Competition training is in the middle of a shift, and it's a struggle for many who find themselves in between two worlds - both attractive for different reasons. I truly wish this trainer and her dogs well - regardless of the paths she may choose.


Hope Schmeling

I can totally understand the conflict. Thankfully I didn’t spend much time in the traditional training world before being introduced to clicker, but some of what Denise has introduced recently in seminars is different from what I’ve known. I was taught that when you use a clicker, to be very quiet with body and voice, and certainly it’s sound scientifically, but for one of my beagle mixes it was all wrong relationally. She needs me actively engaged with her. Again, much of what we’ve been taught about tricking the dog into thinking they’ll be getting reinforcement in the ring is different from what Denise taught recently at a seminar. I absolutely LOVE the new approach, and I know I’m on the right track with my dog now, but there’s still a bit of hesitancy to break with what we’ve been taught, even if we think it’s an improvement. Even though I know I’m overly reliant on food, it’s hard to make those changes. (I might need a 12 step program for this.) What’s even worse (and embarrassing) is that even as I see improvements in my dogs as I adjust my training methods, I’m still lured by the security of the old way.

It seems like rather than dissing a trainer for not immediately switching to a motivational retrieve, we should encourage her to move forward in small steps, so the leap doesn’t seem so big. That’s what we do for our dogs anyway. :-)

Sara Pisani

Oh great topic and actually one dear to my heart. I started training my Novice A lab in 1996 with a wonderful woman that was a cross over trainer. Jazz was not ear pinched, but her first retrieves were horridly boring. I set her up formally, threw the dumbbell and did a front and finish each and every time. One day practicing in a park, I threw the dumbbell and Jazz trotted out to get it, sniffed the grass like it smelled bad near the dumbbell and came back without it. I was aghast, not that she didn’t retrieve, but that there must have been an aversive on the grass that I had subjected her to. I told her it was OK and I got the dumbbell myself and we went home. It never occurred to me that there should never be an option not to get the dumbbell. Jazz never once refused a dumbbell again after that day in the park.

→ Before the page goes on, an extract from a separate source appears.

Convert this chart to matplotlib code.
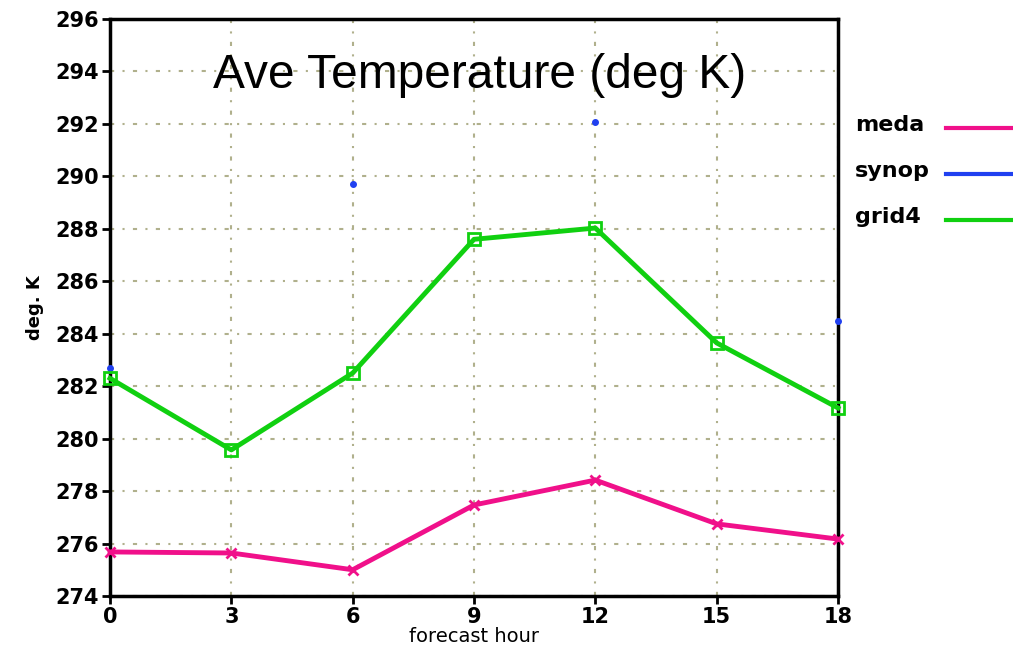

My next trainer was an amazingly wonderful purely positive trainer that accepted Jazz’s retrieves as they were. One thing she did do was put lots of food in the article pile so that Jazz could munch around the articles and enjoy being in the pile before she went to work getting her article which she always did. In her long career, she never got a wrong article – more on this in a second.

Our last and most influential trainer, had a balanced approach between the equation of “want to” versus “have to” and she truly taught me to be 1,000 times more clear in my cues to Jazz to increase her precision and knowledge of what I was asking of her. Not once for the rest of her career did I stand formally waiting for her to come back with the dumbbell or article in training. I always ran out of the ring for a chase to negate how boring I was in her early years. We were headed to the Lab National outdoors. The food in the article pile had transformed into eating all the grass in the pile and never looking for the article. My trainer wanted me to ear pinch to correct this. I told her there was no way I was going to do that. Of course, to my competitive spirit, it mattered that Jazz was munching instead of working, but I could never have ear pinched her. Instead, with my urging, she came up with a humane, positive and clear way to teach Jazz to get her article without eating grass. My trainer was happy and my dog was happy.

I wish the lady you met at the seminar the best of luck. If you really, really look at the dog when you are training them you can see the consequences of your actions in their faces. Often times that is enough to light the way for your training.

One last thought! Communication is a good thing. Perhaps, this woman could approach traditional trainers in her area to help her without using a forced retrieve and she’ll be helping them expand their own toolboxes.

Bev Maahs

Being a positive instructor and starting in the world of competition, I find that there is a lot of places, to find information on positive competition training. There are instructional dvd’s available and books, and people who are willing to help. With the shift in focus on happy non compulsion based performances, everyone involved should see more information out there and proof that it can be done. Denise is one of the people who has proven it can be done without force. (Schutzhund I think is probably one of the toughest sports to prove it in). She is one of many, and depending on the sport you can find them if you really look for them. Support is out there too, I am from Canada, and a lot of information and training and in fact my certification is from the US. I find it quite baffling that people can’t find motivational trainers in the US? There are plenty of force free positive trainers! Every year I go to the US to a conference to update myself on the latest techniques and learn more about it. And, there are many motivational ways to train, clickers, food, toys, play, you name it. And of course I know Denise travels too, although I missed her when she came up this way.


I will not approve comments that either 1) berate this person’s choices, or 2) explain how to teach the retrieve. If you do not see your comment here, then I made a choice not to approve it because I believe you missed the point. I wish for my blog to remain positive and constructive.

Deb Jones

When I first started training for competition obedience in 1992 there was NO ONE that I knew of that did it positively. Or even mostly positively. By purposely choosing to avoid/minimize the use of aversives I definitely made it harder for myself. I truly had to stumble through on my own making many mistakes along the way and reinventing the wheel. But would I do it the same way again? In a heartbeat. Because it’s an ethical issue as well as a practical one for me. If it couldn’t be done positively then I didn’t want to do it. But now we have LOTS more resources than we did back in 1992 when I started competition training. I totally see your point that people are afraid of not having anything to fall back on when things go wrong, and of course things go wrong in any type of training. It’s no fun to be at a loss and not have any support or anyone to brainstorm or give useful feedback. GREAT post Denise!